HAZLETON, Pa. — Students at Penn State Hazleton received a personal message from Russell Gold, author of the 2015-16 Penn State Reads book, “The Boom: How Fracking Ignited the American Energy Revolution and Changed the World.”
Penn State Reads is the University’s program implemented to provide a shared experience among new students, encourage intellectual engagement within and beyond the classroom, stimulate critical thinking, and foster a deeper connection to Penn State's mission and core values. All students, faculty and staff are encouraged to read the book and participate in the related planned events.
First-year students are asked to read the book before coming to campus for the fall semester.

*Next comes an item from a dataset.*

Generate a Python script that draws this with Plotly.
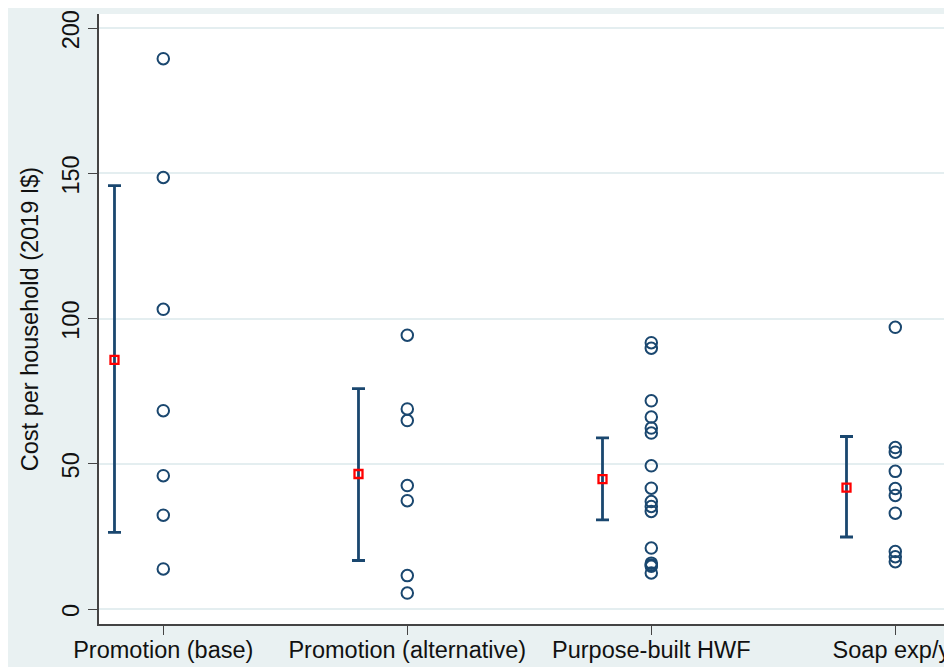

Throughout the year, they have an opportunity to participate in class conversations and engage with other first-year students in discussions about the concepts introduced in the book.

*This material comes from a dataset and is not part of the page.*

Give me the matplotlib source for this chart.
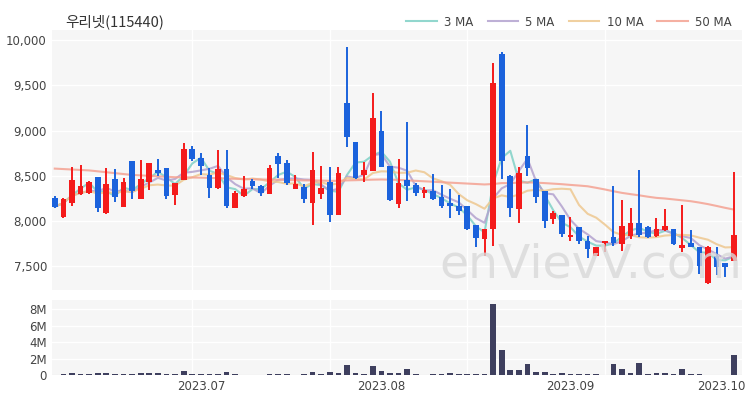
import numpy as np
import pandas as pd
import matplotlib
matplotlib.use("Agg")
import matplotlib.pyplot as plt
from matplotlib.ticker import FuncFormatter
from matplotlib.transforms import ScaledTranslation

# daily OHLC (won)
opens = [8260, 8050, 8200, 8300, 8310, 8490, 8090, 8460, 8160, 8660,
         8250, 8430, 8570, 8590, 8290, 8450, 8800, 8700, 8510, 8370,
         8580, 8150, 8280, 8440, 8390, 8300, 8720, 8640, 8360, 8380,
         8200, 8300, 8430, 8070, 9300, 8870, 8510, 8550, 8990, 8610,
         8190, 8450, 8400, 8310, 8330, 8270, 8200, 8170, 8170, 7960,
         7800, 7910, 9840, 8500, 8130, 8720, 8470, 8330, 8020, 8070,
         7820, 7930, 7780, 7610, 7760, 7830, 7750, 7840, 7980, 7940,
         7840, 7900, 7910, 7700, 7760, 7720, 7320, 7620, 7540, 7560]
highs = [8280, 8260, 8600, 8620, 8440, 8490, 8590, 8580, 8480, 8660,
         8670, 8640, 8690, 8590, 8420, 8860, 8830, 8750, 8590, 8790,
         8790, 8330, 8500, 8460, 8400, 8620, 8750, 8680, 8510, 8410,
         8760, 8610, 8600, 8600, 9920, 8870, 8650, 9420, 9220, 8610,
         8690, 9090, 8420, 8380, 8520, 8400, 8350, 8290, 8170, 7960,
         7910, 9750, 9870, 8510, 8600, 9060, 8470, 8330, 8110, 8070,
         8050, 7930, 7840, 7720, 7780, 8390, 8230, 8150, 8570, 7950,
         8030, 8130, 7910, 8180, 7900, 7720, 7730, 7720, 7540, 8540]
lows = [8140, 8030, 8170, 8290, 8300, 8100, 8080, 8210, 8160, 8250,
        8250, 8340, 8500, 8240, 8180, 8450, 8660, 8510, 8260, 8360,
        8140, 8140, 8270, 8350, 8280, 8300, 8480, 8400, 8360, 8200,
        7960, 8250, 7990, 8070, 8820, 8460, 8430, 8550, 8600, 8220,
        8140, 8220, 8280, 8260, 8230, 8150, 8040, 8070, 7900, 7720,
        7620, 7730, 8460, 8050, 7980, 8500, 8200, 7920, 7970, 7820,
        7780, 7750, 7590, 7610, 7660, 7730, 7670, 7800, 7820, 7810,
        7820, 7890, 7740, 7660, 7710, 7420, 7310, 7410, 7380, 7560]
closes = [8160, 8240, 8450, 8390, 8430, 8150, 8410, 8270, 8430, 8330,
          8460, 8640, 8530, 8280, 8420, 8800, 8690, 8610, 8370, 8580,
          8170, 8310, 8360, 8390, 8310, 8590, 8630, 8420, 8410, 8250,
          8570, 8370, 8070, 8530, 8930, 8480, 8560, 9140, 8600, 8230,
          8420, 8390, 8310, 8340, 8250, 8170, 8170, 8110, 7910, 7810,
          7910, 9520, 8660, 8150, 8530, 8590, 8270, 8000, 8090, 7860,
          7850, 7780, 7690, 7720, 7780, 7760, 7950, 7980, 7850, 7820,
          7910, 7950, 7750, 7740, 7720, 7510, 7720, 7490, 7490, 7850]
ma50 = [8580, 8575, 8570, 8565, 8560, 8550, 8540, 8530, 8520, 8510,
        8505, 8500, 8495, 8490, 8485, 8485, 8482, 8480, 8478, 8475,
        8470, 8468, 8465, 8462, 8460, 8458, 8458, 8455, 8452, 8450,
        8450, 8448, 8445, 8445, 8450, 8452, 8455, 8458, 8460, 8458,
        8455, 8450, 8445, 8440, 8435, 8430, 8425, 8420, 8415, 8410,
        8405, 8410, 8420, 8420, 8425, 8428, 8425, 8420, 8414, 8408,
        8400, 8393, 8385, 8368, 8350, 8330, 8312, 8298, 8285, 8270,
        8257, 8250, 8240, 8230, 8220, 8205, 8188, 8168, 8147, 8128]
# volume, millions of shares
volume = [0.05, 0.08, 0.28, 0.15, 0.08, 0.20, 0.20, 0.10, 0.10, 0.10,
          0.30, 0.30, 0.25, 0.08, 0.10, 0.45, 0.12, 0.15, 0.15, 0.12,
          0.35, 0.08, 0.06, 0.06, 0.05, 0.12, 0.12, 0.10, 0.05, 0.08,
          0.40, 0.12, 0.35, 0.25, 1.20, 0.20, 0.15, 1.10, 0.45, 0.20,
          0.20, 0.75, 0.08, 0.06, 0.15, 0.15, 0.20, 0.10, 0.15, 0.10,
          0.08, 8.60, 3.00, 0.60, 0.55, 1.30, 0.35, 0.35, 0.10, 0.20,
          0.15, 0.15, 0.15, 0.08, 0.06, 1.35, 0.75, 0.20, 1.50, 0.15,
          0.30, 0.20, 0.10, 0.75, 0.10, 0.10, 0.05, 0.05, 0.05, 2.40]

holidays = ["2023-08-15", "2023-09-28", "2023-09-29", "2023-10-02", "2023-10-03"]
dates = pd.bdate_range("2023-06-08", "2023-10-04")
dates = dates[~dates.isin(pd.to_datetime(holidays))]

n = len(closes)
x = np.arange(n)
o, h, l, c = map(np.array, (opens, highs, lows, closes))
close_s = pd.Series(c, dtype=float)
ma3 = close_s.rolling(3, min_periods=1).mean()
ma5 = close_s.rolling(5, min_periods=1).mean()
ma10 = close_s.rolling(10, min_periods=1).mean()

UP, DOWN = "#f41b1b", "#1b62dc"
BG = "#f6f6f6"

fig = plt.figure(figsize=(7.5, 4), dpi=100)
ax = fig.add_axes([0.069, 0.275, 0.92, 0.65])
axv = fig.add_axes([0.069, 0.0625, 0.92, 0.1875])

for a in (ax, axv):
    a.set_facecolor(BG)
    for s in a.spines.values():
        s.set_visible(False)
    a.tick_params(length=0, labelsize=8.5, labelcolor="#444444")
    a.set_xlim(-0.35, n - 0.07)
    for g in (16, 32, 48, 64):
        a.axvline(g, color="white", lw=1, zorder=0)

# moving averages
ax.plot(x, ma3, color="#7fd1c6", lw=1.5, alpha=0.85, label="3 MA", zorder=2)
ax.plot(x, ma5, color="#b3a2cf", lw=1.5, alpha=0.85, label="5 MA", zorder=2)
ax.plot(x, ma10, color="#eec890", lw=1.5, alpha=0.85, label="10 MA", zorder=2)
ax.plot(x, ma50, color="#f4a292", lw=1.5, alpha=0.85, label="50 MA", zorder=2)

# candles
colors = np.where(c >= o, UP, DOWN)
ax.vlines(x, l, h, colors=colors, lw=1.4, zorder=3)
ax.bar(x, np.abs(c - o).clip(min=12), bottom=np.minimum(o, c), width=0.66,
       color=colors, zorder=4)

ax.set_ylim(7240, 10110)
ax.set_yticks([7500, 8000, 8500, 9000, 9500, 10000])
ax.yaxis.set_major_formatter(FuncFormatter(lambda v, p: f"{v:,.0f}"))
ax.grid(axis="y", color="white", lw=1)
ax.set_axisbelow(True)
ax.set_xticks([])

fig.text(0.787, 0.3075, "enVievV.com", fontsize=34, color="#d9d9d9",
         ha="center", va="baseline", alpha=0.8, zorder=1)

axv.bar(x, volume, width=0.66, color="#3e3f5e", zorder=3)
axv.set_ylim(0, 9.1)
axv.set_yticks([0, 2, 4, 6, 8])
axv.yaxis.set_major_formatter(FuncFormatter(lambda v, p: "0" if v == 0 else f"{v:.0f}M"))
axv.grid(axis="y", color="white", lw=1)
axv.axhline(0, color="#cccccc", lw=0.8, zorder=2)
axv.set_axisbelow(True)

months = pd.Series(dates.strftime("%Y.%m"))
first = months.drop_duplicates()
first = first[first.index > 0]
axv.set_xticks(first.index)
axv.set_xticklabels(first.values)
# last label is pulled inside the frame
shift = ScaledTranslation(-0.12, 0, fig.dpi_scale_trans)
for t, idx in zip(axv.get_xticklabels(), first.index):
    if idx == n - 1:
        t.set_transform(t.get_transform() + shift)

fig.text(0.087, 0.945, "우리넷(115440)", fontsize=10.5, color="#333333",
         family=["Noto Sans CJK KR", "DejaVu Sans"], va="center")
fig.legend(loc="center right", bbox_to_anchor=(0.99, 0.945), ncol=4, frameon=False,
           fontsize=8.5, handlelength=2.6, columnspacing=1.2, handletextpad=0.6,
           labelcolor="#444444")

fig.savefig("out.png", dpi=100)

As part of his First Year Engagement (FYE) class at Penn State Hazleton, Justin Nordstrom, associate professor of history, led his students through a discussion of "The Boom." He asked his students to prepare questions about the book, and the class voted on which one to ask Gold. Nordstrom contacted Gold to explain the class discussion and to ask him the winning question: “What is the future of energy, specifically?”
In his response, recorded specifically for Nordstrom’s class, Gold shared his insights and thoughts on the question. As part of his response, he said, “I think that what the future is going to hold is greater reliance on electricity, specifically for transportation … Natural gas and renewables will be the two great pillars, and coal and nuclear energy will continue to play smaller roles. When it comes to energy, what everyone wants is for it to be affordable and available. We also now want it to be clean, so I think energy will be increasingly supplied by wind, solar power, natural gas, dams and other forms of renewable energy.”

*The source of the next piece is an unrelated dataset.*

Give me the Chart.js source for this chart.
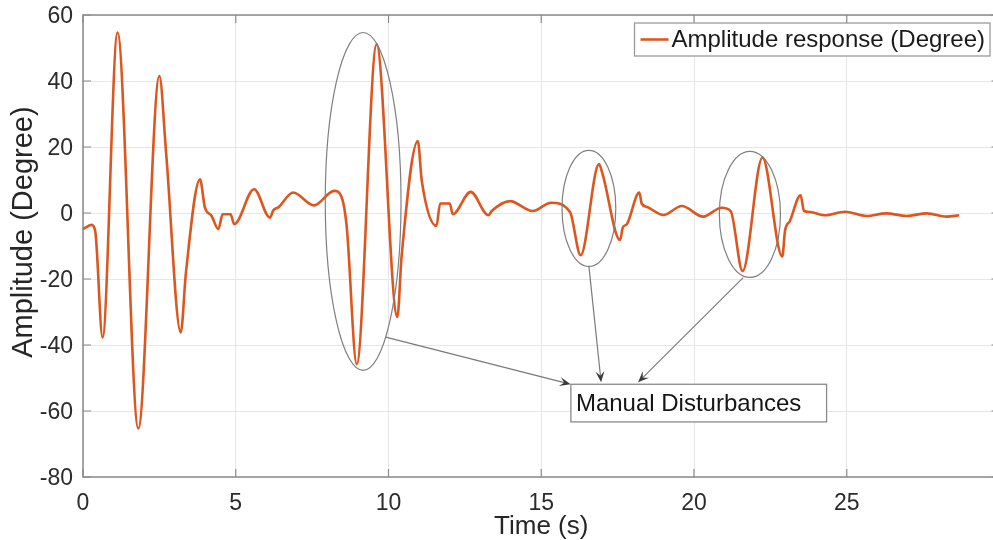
<!DOCTYPE html>
<html>
<head>
<meta charset="utf-8">
<title>Amplitude response</title>
<script src="https://cdn.jsdelivr.net/npm/chart.js@4.4.1/dist/chart.umd.min.js"></script>
<style>
  html, body { margin: 0; padding: 0; background: #fff; overflow: hidden; }
  #wrap { width: 1010px; height: 540px; }
</style>
</head>
<body>
<div id="wrap"><canvas id="ampChart" width="1010" height="540"></canvas></div>
<script>
// Measured response (time in seconds, amplitude in degrees)
const timeS = [
  0.00, 0.28, 0.40, 0.64, 1.13, 1.81, 2.50, 2.72, 3.20, 3.37,
  3.83, 3.99, 4.21, 4.43, 4.57, 4.83, 4.95, 5.60, 6.12, 6.23,
  6.39, 6.88, 7.56, 8.22, 8.47, 8.63, 8.96, 9.61, 10.29, 10.43,
  10.96, 11.09, 11.57, 11.69, 12.01, 12.10, 12.69, 13.27, 13.38, 13.98,
  14.72, 15.32, 15.94, 16.29, 16.89, 17.01, 17.58, 17.67, 17.80, 18.21,
  18.29, 18.45, 19.00, 19.60, 20.30, 20.90, 21.20, 21.59, 22.24, 22.89,
  22.98, 23.14, 23.49, 23.60, 23.80, 24.29, 24.94, 25.65, 26.28, 26.96,
  27.62, 28.27, 28.68
];
const amplitude = [
  -4.9, -3.6, -5.5, -37.7, 54.7, -65.3, 41.5, 18.3, -36.2, -18.0,
  10.2, 1.7, -0.9, -4.9, -0.4, -0.4, -3.4, 7.2, -1.4, 0.8,
  1.7, 6.2, 2.3, 6.7, 4.7, -3.9, -45.8, 51.1, -31.5, -13.0,
  21.8, 9.7, -3.9, 2.9, 2.9, -0.4, 6.4, -0.7, 0.6, 3.6,
  0.6, 3.1, 0.3, -12.8, 14.8, 11.7, -8.2, -4.4, -3.4, 6.2,
  2.8, 1.9, -0.6, 2.1, -1.1, 1.6, 0.6, -17.6, 16.8, -13.2,
  -5.4, -2.4, 5.4, 0.6, 0.3, -0.7, 0.4, -0.9, -0.1, -0.9,
  -0.1, -1.1, -0.7
];
const xTicks = [0, 5, 10, 15, 20, 25, 30];
const yTicks = [60, 40, 20, 0, -20, -40, -60, -80];
const seriesLabel = 'Amplitude response (Degree)';
const yTitle = 'Amplitude (Degree)';
const noteText = 'Manual Disturbances';

const FONT = '"Liberation Sans", Arial, Helvetica, sans-serif';
const TICK = 8;

// Callout shapes, in axis units
const rings = [
  { t: 9.17, v: 3.5, rt: 1.24, rv: 51.2 },
  { t: 16.56, v: 1.4, rt: 0.88, rv: 17.6 },
  { t: 21.83, v: -0.4, rt: 1.0, rv: 19.1 }
];
const noteBox = { t0: 15.97, t1: 24.34, v0: -51.9, v1: -63.3 };
const arrows = [
  { from: [9.91, -37.6], to: [15.96, -51.9] },
  { from: [16.56, -16.1], to: [16.96, -51.3] },
  { from: [21.61, -19.6], to: [18.17, -51.3] }
];

const points = timeS.map((t, i) => ({ x: t, y: amplitude[i] }));

const drawArrow = (ctx, x0, y0, x1, y1) => {
  const ang = Math.atan2(y1 - y0, x1 - x0);
  const len = 11, half = 4.5;
  ctx.strokeStyle = '#7a7a7a';
  ctx.lineWidth = 1.2;
  ctx.beginPath();
  ctx.moveTo(x0, y0);
  ctx.lineTo(x1 - Math.cos(ang) * len * 0.6, y1 - Math.sin(ang) * len * 0.6);
  ctx.stroke();

  ctx.save();
  ctx.translate(x1, y1);
  ctx.rotate(ang);
  ctx.fillStyle = '#3a3a3a';
  ctx.beginPath();
  ctx.moveTo(0, 0);
  ctx.lineTo(-len, -half);
  ctx.lineTo(-len * 0.6, 0);
  ctx.lineTo(-len, half);
  ctx.closePath();
  ctx.fill();
  ctx.restore();
};

const frameAndNotes = {
  id: 'frameAndNotes',
  beforeDatasetsDraw(chart) {
    const { ctx, chartArea: a, scales: { x, y } } = chart;
    ctx.save();
    ctx.strokeStyle = '#8a8a8a';
    ctx.lineWidth = 1.5;
    ctx.strokeRect(a.left, a.top, a.right - a.left, a.bottom - a.top);

    // inward tick marks on all four sides
    ctx.lineWidth = 1.2;
    ctx.beginPath();
    xTicks.forEach(t => {
      const px = x.getPixelForValue(t);
      ctx.moveTo(px, a.bottom); ctx.lineTo(px, a.bottom - TICK);
      ctx.moveTo(px, a.top); ctx.lineTo(px, a.top + TICK);
    });
    yTicks.forEach(v => {
      const py = y.getPixelForValue(v);
      ctx.moveTo(a.left, py); ctx.lineTo(a.left + TICK, py);
      ctx.moveTo(a.right, py); ctx.lineTo(a.right - TICK, py);
    });
    ctx.stroke();
    ctx.restore();
  },
  afterDatasetsDraw(chart) {
    const { ctx, chartArea: a, scales: { x, y } } = chart;
    ctx.save();

    // ellipses around the disturbances
    ctx.strokeStyle = '#7f7f7f';
    ctx.lineWidth = 1.2;
    rings.forEach(r => {
      const cx = x.getPixelForValue(r.t);
      const cy = y.getPixelForValue(r.v);
      const rx = x.getPixelForValue(r.t + r.rt) - cx;
      const ry = cy - y.getPixelForValue(r.v + r.rv);
      ctx.beginPath();
      ctx.ellipse(cx, cy, rx, ry, 0, 0, Math.PI * 2);
      ctx.stroke();
    });

    arrows.forEach(ar => {
      drawArrow(ctx,
        x.getPixelForValue(ar.from[0]), y.getPixelForValue(ar.from[1]),
        x.getPixelForValue(ar.to[0]), y.getPixelForValue(ar.to[1]));
    });

    // text box
    const bx0 = x.getPixelForValue(noteBox.t0);
    const bx1 = x.getPixelForValue(noteBox.t1);
    const by0 = y.getPixelForValue(noteBox.v0);
    const by1 = y.getPixelForValue(noteBox.v1);
    ctx.fillStyle = '#fff';
    ctx.fillRect(bx0, by0, bx1 - bx0, by1 - by0);
    ctx.strokeStyle = '#8a8a8a';
    ctx.lineWidth = 1.3;
    ctx.strokeRect(bx0, by0, bx1 - bx0, by1 - by0);
    ctx.fillStyle = '#151515';
    ctx.font = '24px ' + FONT;
    ctx.textBaseline = 'middle';
    ctx.textAlign = 'left';
    ctx.fillText(noteText, bx0 + 5, (by0 + by1) / 2 + 1);

    // legend inside the top right corner
    const ds = chart.data.datasets[0];
    const tw = ctx.measureText(ds.label).width;
    const lw = 6 + 28 + 3 + tw + 5;
    const lx1 = a.right - 9.5;
    const lx0 = lx1 - lw;
    const ly0 = a.top + 8;
    const ly1 = ly0 + 33;
    ctx.fillStyle = '#fff';
    ctx.fillRect(lx0, ly0, lw, ly1 - ly0);
    ctx.strokeStyle = '#9a9a9a';
    ctx.lineWidth = 1.3;
    ctx.strokeRect(lx0, ly0, lw, ly1 - ly0);
    const ly = (ly0 + ly1) / 2;
    ctx.strokeStyle = ds.borderColor;
    ctx.lineWidth = ds.borderWidth;
    ctx.beginPath();
    ctx.moveTo(lx0 + 6, ly);
    ctx.lineTo(lx0 + 34, ly);
    ctx.stroke();
    ctx.fillStyle = '#1a1a1a';
    ctx.fillText(ds.label, lx0 + 37, ly + 1);

    // rotated y axis label, sitting a little above the axis middle
    ctx.translate(24, a.top + (a.bottom - a.top) * 0.47);
    ctx.rotate(-Math.PI / 2);
    ctx.textAlign = 'center';
    ctx.fillStyle = '#262626';
    ctx.font = '29px ' + FONT;
    ctx.fillText(yTitle, 0, 0);

    ctx.restore();
  }
};

// drop the label overflow padding so the plot box is set by layout.padding alone
const noScalePadding = scale => {
  scale.paddingTop = 0;
  scale.paddingBottom = 0;
  scale.paddingLeft = 0;
  scale.paddingRight = 0;
};

new Chart(document.getElementById('ampChart'), {
  type: 'line',
  data: {
    datasets: [{
      label: seriesLabel,
      data: points,
      borderColor: '#DC5720',
      borderWidth: 2.6,
      pointRadius: 0,
      cubicInterpolationMode: 'monotone',
      fill: false
    }]
  },
  options: {
    responsive: false,
    devicePixelRatio: 1,
    animation: false,
    layout: { padding: { top: 15, right: 10.5, left: 0, bottom: 0 } },
    plugins: {
      legend: { display: false },
      tooltip: { enabled: false }
    },
    scales: {
      x: {
        type: 'linear',
        min: 0,
        max: 30,
        afterBuildTicks: scale => { scale.ticks = xTicks.map(v => ({ value: v })); },
        afterFit: scale => { scale.height = 63; noScalePadding(scale); },
        ticks: {
          color: '#2b2b2b',
          font: { family: FONT, size: 23 },
          padding: 13,
          maxRotation: 0,
          callback: v => (v === 30 ? '' : v)
        },
        grid: { color: '#e6e6e6', lineWidth: 1, drawTicks: false },
        border: { display: false },
        title: {
          display: true,
          text: 'Time (s)',
          color: '#262626',
          font: { family: FONT, size: 26, lineHeight: 1.05 },
          padding: { top: 0, bottom: 0 }
        }
      },
      y: {
        min: -80,
        max: 60,
        afterBuildTicks: scale => { scale.ticks = yTicks.map(v => ({ value: v })); },
        afterFit: scale => { scale.width = 83; noScalePadding(scale); },
        ticks: {
          color: '#2b2b2b',
          font: { family: FONT, size: 23 },
          padding: 10,
          labelOffset: 2
        },
        grid: { color: '#e6e6e6', lineWidth: 1, drawTicks: false },
        border: { display: false }
      }
    }
  },
  plugins: [frameAndNotes]
});
</script>
</body>
</html>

Gold is an award-winning journalist at The Wall Street Journal. He covers energy news topics and is a part of a Wall Street Journal investigative team. Gold has reported on the Deepwater Horizon explosion and oil spill, and his team’s coverage was a finalist in 2010 for the Pulitzer Prize for national reporting. In addition, Gold’s “The Boom” was long listed for the Financial Times (FT) McKinsey Business Book of the Year Award. Gold spoke last semester at Penn State University Park.
In “The Boom,” Gold examines fracking, the process of drilling into the earth in order to extract oil and natural gas. The book studies this industry closely and documents the rise of environmental oil field technology and its effect on rural communities.